# Start of RECORDS FOR THIS EXERCISE
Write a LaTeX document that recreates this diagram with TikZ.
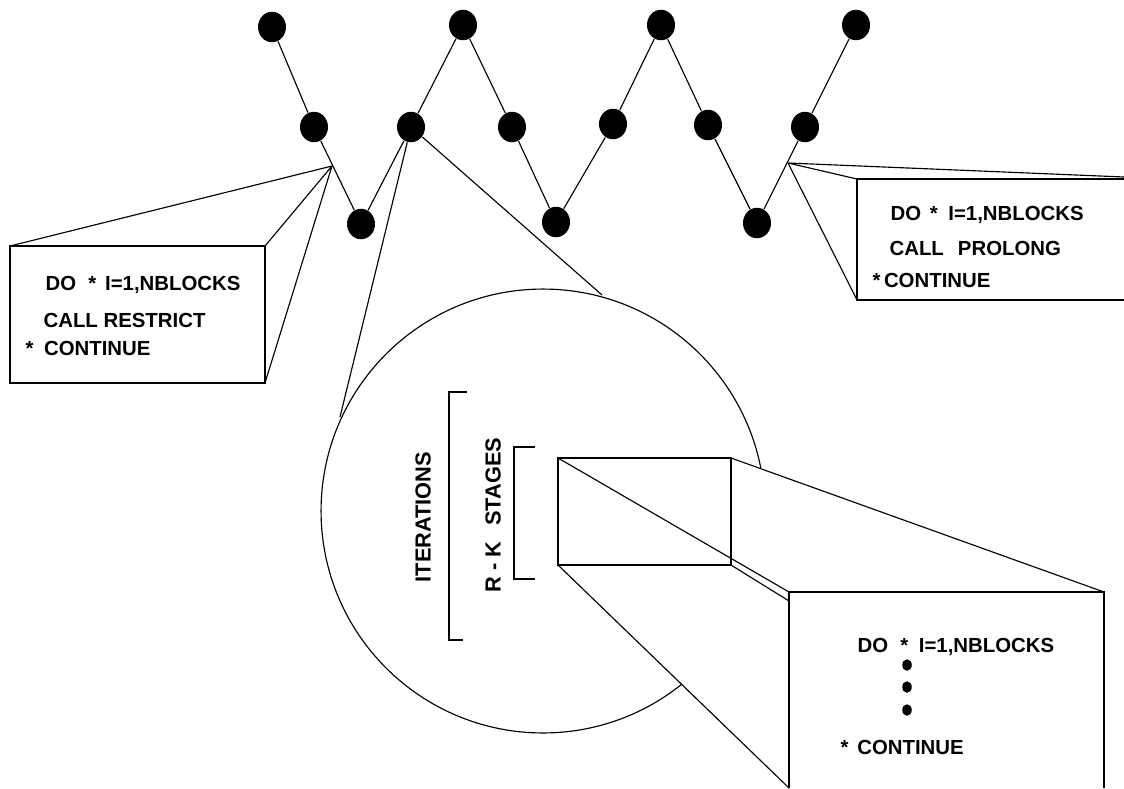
\documentclass[tikz,border=0pt]{standalone}
\usepackage{fontspec}
\setmainfont{Liberation Sans}
\usepackage{tikz}
\usetikzlibrary{shapes.geometric}

\begin{document}
\begin{tikzpicture}[x=0.02cm,y=-0.02cm,line width=0.65pt,
  dot/.style={ellipse,fill=black,minimum width=0.56cm,minimum height=0.61cm,inner sep=0pt},
  pip/.style={ellipse,fill=black,minimum width=0.19cm,minimum height=0.23cm,inner sep=0pt},
  code/.style={anchor=base west,inner sep=0pt,font=\bfseries\fontsize{11.6}{13}\selectfont},
  tag/.style={rotate=90,inner sep=0pt,font=\bfseries\fontsize{12.4}{14}\selectfont}]
\useasboundingbox (0,0) rectangle (1124,788);

% grid levels (V-cycles)
\node[dot] (A) at (272,27)  {};
\node[dot] (B) at (314,127) {};
\node[dot] (C) at (361,224) {};
\node[dot] (D) at (411,127) {};
\node[dot] (E) at (463,25)  {};
\node[dot] (F) at (512,127) {};
\node[dot] (G) at (556,222) {};
\node[dot] (H) at (613,124) {};
\node[dot] (I) at (661,25)  {};
\node[dot] (J) at (708,125) {};
\node[dot] (K) at (757,223) {};
\node[dot] (L) at (805,127) {};
\node[dot] (M) at (856,25)  {};

\path (A) edge (B)
      (B) edge (C)
      (C) edge (D)
      (D) edge (E)
      (E) edge (F)
      (F) edge (G)
      (G) edge (H)
      (H) edge (I)
      (I) edge (J)
      (J) edge (K)
      (K) edge (L)
      (L) edge (M);

% restrict box
\coordinate (P) at (332,166);
\draw (P) -- (10,246) (P) -- (265,246) (P) -- (265,383);
\draw[fill=white] (10,246) rectangle (265,383);
\node[code] (r1) at (45,290)  {DO\hspace{7pt}*\hspace{5pt}I=1,NBLOCKS};
\node[code] (r2) at (43,327)  {CALL RESTRICT};
\node[code] (r3) at (25,355)  {*\hspace{6pt}CONTINUE};

% prolong box
\coordinate (Q) at (788,163);
\draw (Q) -- (857,179) (Q) -- (857,300) (Q) -- (1124,177);
\draw (1124,179) -- (857,179) -- (857,300) -- (1124,300);
\node[code] (p1) at (890,220) {DO\hspace{5pt}*\hspace{6pt}I=1,NBLOCKS};
\node[code] (p2) at (889,255) {CALL\hspace{8pt}PROLONG};
\node[code] (p3) at (872,287) {*\hspace{2pt}CONTINUE};

% zoom on one level
\draw (543,511) circle [radius=4.44cm];
\coordinate (tl) at (340,417);
\coordinate (tr) at (602,295);
\draw (D) -- (tl) (D) -- (tr);

\draw (467,392) -- (449,392) -- (449,640) -- (463,640);
\draw (535,447) -- (514,447) -- (514,579) -- (535,579);
\node[tag] (it) at (423,517) {ITERATIONS};
\node[tag] (rk) at (493,515) {R - K\hspace{9pt}STAGES};

% stage box
\fill[white] (558,458) -- (731,458) -- (1104,592) -- (1104,788)
  -- (789,788) -- (558,565) -- cycle;
\draw (558,458) rectangle (731,565);
\draw (558,458) -- (789,592) (731,458) -- (1104,592)
      (558,565) -- (789,788) (731,565) -- (789,601);
\draw (789,788) -- (789,592) -- (1104,592) -- (1104,788);
\node[code] (s1) at (857,652) {DO\hspace{7pt}*\hspace{6pt}I=1,NBLOCKS};
\node[pip] (d1) at (907,665) {};
\node[pip] (d2) at (907,687) {};
\node[pip] (d3) at (907,710) {};
\node[code] (s2) at (840,754) {*\hspace{5pt}CONTINUE};
\end{tikzpicture}
\end{document}
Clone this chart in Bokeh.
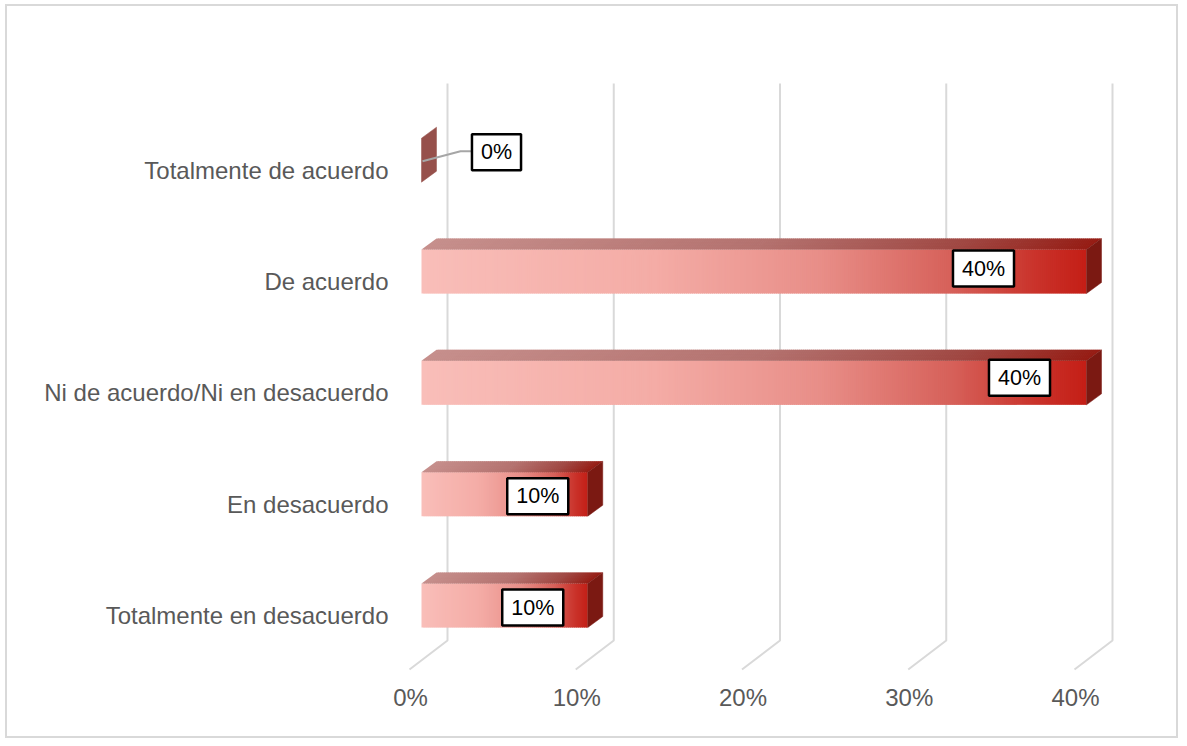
# End of RECORDS FOR THIS EXERCISE
### TASK TO COMPLETE
Please restate the material above line by line, exactly, beginning at its first line and ending with the line that contains "(r3) at (25,355)", without any pictures.

### EXERCISE SOLUTION
Write a LaTeX document that recreates this diagram with TikZ.
\documentclass[tikz,border=0pt]{standalone}
\usepackage{fontspec}
\setmainfont{Liberation Sans}
\usepackage{tikz}
\usetikzlibrary{shapes.geometric}

\begin{document}
\begin{tikzpicture}[x=0.02cm,y=-0.02cm,line width=0.65pt,
  dot/.style={ellipse,fill=black,minimum width=0.56cm,minimum height=0.61cm,inner sep=0pt},
  pip/.style={ellipse,fill=black,minimum width=0.19cm,minimum height=0.23cm,inner sep=0pt},
  code/.style={anchor=base west,inner sep=0pt,font=\bfseries\fontsize{11.6}{13}\selectfont},
  tag/.style={rotate=90,inner sep=0pt,font=\bfseries\fontsize{12.4}{14}\selectfont}]
\useasboundingbox (0,0) rectangle (1124,788);

% grid levels (V-cycles)
\node[dot] (A) at (272,27)  {};
\node[dot] (B) at (314,127) {};
\node[dot] (C) at (361,224) {};
\node[dot] (D) at (411,127) {};
\node[dot] (E) at (463,25)  {};
\node[dot] (F) at (512,127) {};
\node[dot] (G) at (556,222) {};
\node[dot] (H) at (613,124) {};
\node[dot] (I) at (661,25)  {};
\node[dot] (J) at (708,125) {};
\node[dot] (K) at (757,223) {};
\node[dot] (L) at (805,127) {};
\node[dot] (M) at (856,25)  {};

\path (A) edge (B)
      (B) edge (C)
      (C) edge (D)
      (D) edge (E)
      (E) edge (F)
      (F) edge (G)
      (G) edge (H)
      (H) edge (I)
      (I) edge (J)
      (J) edge (K)
      (K) edge (L)
      (L) edge (M);

% restrict box
\coordinate (P) at (332,166);
\draw (P) -- (10,246) (P) -- (265,246) (P) -- (265,383);
\draw[fill=white] (10,246) rectangle (265,383);
\node[code] (r1) at (45,290)  {DO\hspace{7pt}*\hspace{5pt}I=1,NBLOCKS};
\node[code] (r2) at (43,327)  {CALL RESTRICT};
\node[code] (r3) at (25,355)  {*\hspace{6pt}CONTINUE};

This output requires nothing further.